Für das Gutachten zahlte der Kläger entsprechend der Rechnung vom 2.8.2012 einen Betrag i.H.v. 577,15 EUR (Anlage K3, Bl. 54 GA). Für ein weiteres Privatgutachten, mit dem die zu erwartenden Sanierungskosten auf 15.000 EUR und die Wertminderung auf 32.000 EUR bestimmt wurden, wurden dem Kläger insgesamt 1.835,69 EUR brutto (1.542,60 EUR netto) in Rechnung gestellt (Anlage K6, Bl. 59 GA, Anlage K7, Bl. 60 GA).
Mit Schreiben seiner Prozessbevollmächtigten vom 7.12.2012 (Anlage K8, Bl. 61 ff. GA) forderte der Kläger die Beklagte unter Fristsetzung bis zum 20.12.2012 zur Zahlung von 47.000 EUR, Zahlung der Gutachterkosten i.H.v. brutto insgesamt 2.412,84 EUR sowie außergerichtlicher Rechtsanwaltskosten i.H.v. 2.015,38 EUR auf.

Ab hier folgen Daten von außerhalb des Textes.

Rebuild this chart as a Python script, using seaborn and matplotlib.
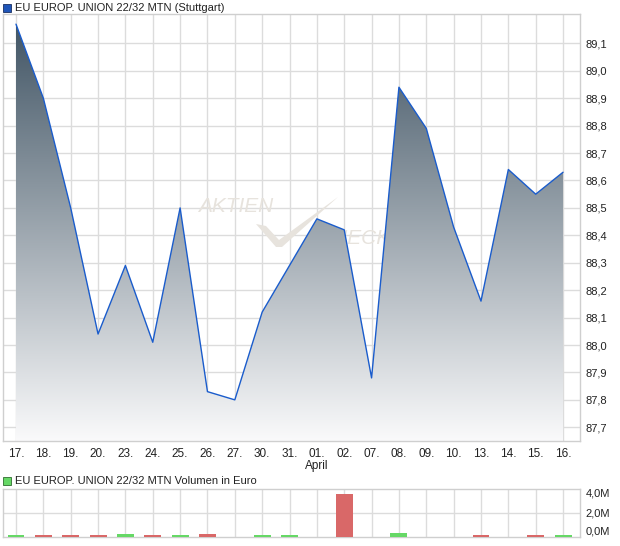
import seaborn as sns
import numpy as np
import matplotlib.pyplot as plt
from matplotlib.colors import LinearSegmentedColormap
from matplotlib.patches import Polygon, Rectangle
import matplotlib.transforms as mtransforms

# price + volume chart, EU bond Stuttgart
days = ['17.', '18.', '19.', '20.', '23.', '24.', '25.', '26.', '27.', '30.', '31.',
        '01.', '02.', '07.', '08.', '09.', '10.', '13.', '14.', '15.', '16.']
price = [89.17, 88.90, 88.50, 88.04, 88.29, 88.01, 88.50, 87.83, 87.80, 88.12, 88.29,
         88.46, 88.42, 87.88, 88.94, 88.79, 88.43, 88.16, 88.64, 88.55, 88.63]
volume = [0.1, 0.1, 0.1, 0.1, 0.2, 0.1, 0.1, 0.2, 0.0, 0.1, 0.1,
          0.0, 3.55, 0.0, 0.3, 0.0, 0.0, 0.1, 0.0, 0.1, 0.1]  # in Mio. Euro
direction = ['up', 'down', 'down', 'down', 'up', 'down', 'up', 'down', 'none', 'up', 'up',
             'none', 'down', 'none', 'up', 'none', 'none', 'down', 'none', 'down', 'up']
price_ticks = [87.7, 87.8, 87.9, 88.0, 88.1, 88.2, 88.3, 88.4, 88.5, 88.6, 88.7, 88.8, 88.9, 89.0, 89.1]
vol_ticks = [0, 2, 4]

sns.set_style('white')
plt.rcParams['font.family'] = ['Liberation Sans', 'DejaVu Sans']
plt.rcParams['font.size'] = 8

fig = plt.figure(figsize=(6.2, 5.46), dpi=100)
W, H = 620, 546
ax = fig.add_axes([3 / W, 1 - 441 / H, 577 / W, 427 / H])
axv = fig.add_axes([3 / W, 1 - 536.5 / H, 577 / W, 47.5 / H])

x = np.arange(len(days))
xlim = (-0.475, 20.62)
grid_c = '#dcdcdc'
frame_c = '#cfcfcf'
wm_c = '#e7e3dd'


def px(xp, yp):
    # figure pixel -> axes fraction of the main chart
    return ((xp - 3) / 577, (441 - yp) / 427)


# main chart
ax.set_xlim(*xlim)
ax.set_ylim(87.65, 89.207)
for p in price_ticks:
    ax.axhline(p, color=grid_c, lw=1, zorder=0)
for i in x:
    ax.axvline(i, color=grid_c, lw=1, zorder=0)

# watermark
ax.text(*px(236, 206), 'AKTIEN', transform=ax.transAxes, fontsize=15, style='italic',
        color=wm_c, ha='center', va='center', zorder=0.5)
ax.text(*px(354, 239), 'CHECK', transform=ax.transAxes, fontsize=15, style='italic',
        color=wm_c, ha='center', va='center', zorder=0.5)
ax.add_patch(Polygon([px(256, 224), px(266, 226), px(279, 240), px(338, 197),
                      px(282, 247), px(276, 247)], closed=True, transform=ax.transAxes,
                     facecolor=wm_c, edgecolor='none', zorder=0.5))

cmap = LinearSegmentedColormap.from_list('fill', ['#3e5262', '#fafafb'])
grad = np.linspace(0, 1, 256).reshape(-1, 1)
img = ax.imshow(grad, cmap=cmap, aspect='auto', extent=[xlim[0], xlim[1], 87.65, 89.207],
                origin='upper', zorder=1)
poly = Polygon(list(zip(x, price)) + [(x[-1], 87.65), (x[0], 87.65)], closed=True,
               transform=ax.transData, facecolor='none', edgecolor='none')
ax.add_patch(poly)
img.set_clip_path(poly)

sns.lineplot(x=x, y=price, ax=ax, color='#1a5ccc', lw=1.0, zorder=3)

ax.yaxis.tick_right()
ax.set_yticks(price_ticks)
ax.set_yticklabels([f'{p:.1f}'.replace('.', ',') for p in price_ticks], color='#222222')
ax.set_xticks(x)
ax.set_xticklabels(days, color='#222222', fontsize=8.5)
ax.tick_params(length=0, pad=4)
ax.tick_params(axis='x', pad=5)
ax.set_xlabel('')
ax.set_ylabel('')
for s in ax.spines.values():
    s.set_color(frame_c)
    s.set_linewidth(1)
    s.set_visible(True)
ax.text(11, -0.058, 'April', transform=mtransforms.blended_transform_factory(ax.transData, ax.transAxes),
        ha='center', va='center', fontsize=8.5, color='#222222')

# legend texts
fig.patches.append(Rectangle((3 / W, 1 - 12 / H), 8 / W, 8 / H, transform=fig.transFigure,
                             facecolor='#1f55b8', edgecolor='#1a2f60', lw=0.6))
fig.text(15 / W, 1 - 8 / H, 'EU EUROP. UNION 22/32 MTN (Stuttgart)', fontsize=8,
         va='center', ha='left', color='#222222')
fig.patches.append(Rectangle((3 / W, 1 - 485 / H), 8 / W, 8 / H, transform=fig.transFigure,
                             facecolor='#66d866', edgecolor='#2f6e2f', lw=0.6))
fig.text(15 / W, 1 - 481 / H, 'EU EUROP. UNION 22/32 MTN Volumen in Euro', fontsize=8,
         va='center', ha='left', color='#222222')

# volume chart
for i in x:
    axv.axvline(i, color=grid_c, lw=1, zorder=0)
axv.axhline(2, color=grid_c, lw=1, zorder=0)
sns.barplot(x=x, y=volume, hue=direction, ax=axv, order=list(x), dodge=False, width=0.62,
            palette={'up': '#66d866', 'down': '#d96868', 'none': '#ffffff'}, legend=False,
            saturation=1, zorder=3)
for bar in axv.patches:
    bar.set_zorder(3)
    bar.set_linewidth(0)
axv.set_xlim(*xlim)
axv.set_ylim(0, 4)
axv.yaxis.tick_right()
axv.set_yticks(vol_ticks)
axv.set_yticklabels(['0,0M', '2,0M', '4,0M'], color='#222222')
labs = axv.get_yticklabels()
labs[0].set_va('bottom')
labs[2].set_va('top')
axv.set_xticks([])
axv.tick_params(length=0, pad=4)
axv.set_xlabel('')
axv.set_ylabel('')
for s in axv.spines.values():
    s.set_color(frame_c)
    s.set_linewidth(1)
    s.set_visible(True)
    s.set_zorder(1)

fig.savefig('out.png', dpi=100)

Der Kläger trägt vor, die Beklagte habe den zum Zeitpunkt der Übergabe vorliegenden Befall mit Hausbockkäfern arglistig verschwiegen. Bei Vertragsschluss vorhandene Ausfluglöcher habe der Kläger ebenso wenig gesehen wie Holzmehlanhäufungen. Hingegen habe die Beklagte den Befall innerhalb der zehn Jahre, in denen sie das Haus - unstreitig - bewohnt habe, bemerken müssen. Zudem sei - insoweit von der Beklagten erstinstanzlich nicht bestritten - in dem Zeitraum, in dem die Beklagte Eigentümerin der Immobilie war, durch die Hauserbauerin, die Firma ... [A], eine Innenraumbehandlung mit Heißluft zur Schädlingsbekämpfung beauftragt worden. Der Hausbockbefall erfordere einen Sanierungsaufwand von 15.000 EUR, darüber hinaus sei eine Wertminderung i.H.v. 32.000 EUR eingetreten.
Der Kläger hat beantragt, die Beklagte zu verurteilen, an ihn 49.119,75 EUR nebst Zinsen hieraus i.H.v. 5 Prozentpunkten über dem Basiszinssatz seit dem 21.12.2012 zu zahlen; die Beklagte zu verurteilen, an ihn außergerichtliche Rechtsanwaltskosten i.H.v. 2.015,38 EUR nebst Zinsen i.H.v. 5 Prozentpunkten über dem Basiszinssatz seit dem 21.12.2012 zu zahlen.
Die Beklagte hat beantragt, die Klage abzuweisen.
Die Beklagte weist den Vorwurf arglistiger Täuschung zurück. Der Kläger habe die alten Ausfluglöcher sehen müssen. Die festgestellten hellen Ausfluglöcher rührten mit Sicherheit aus einem Ereignis, das nach dem 2.12.2011 gelegen habe und zudem nicht auf ein Verhalten der Verkäuferseite zurückzuführen sei. Auch sei ein behandelter Altbefall für den Wert des Objekts irrelevant. Im Hinblick auf die im notariellen Kaufvertrag unter § 8 Nr. 1c) vereinbarte kurze Verjährung für zwischen Vertragsschluss und Übergabe entstandene Sachmängel erhebt sie vorsorglich die Einrede der Verjährung. Die Beklagte bestreitet die Höhe der veranschlagten Sanierungskosten und der Wertminderung, sie bestreitet, dass die Rechnungen K6 und K7 bezahlt seien.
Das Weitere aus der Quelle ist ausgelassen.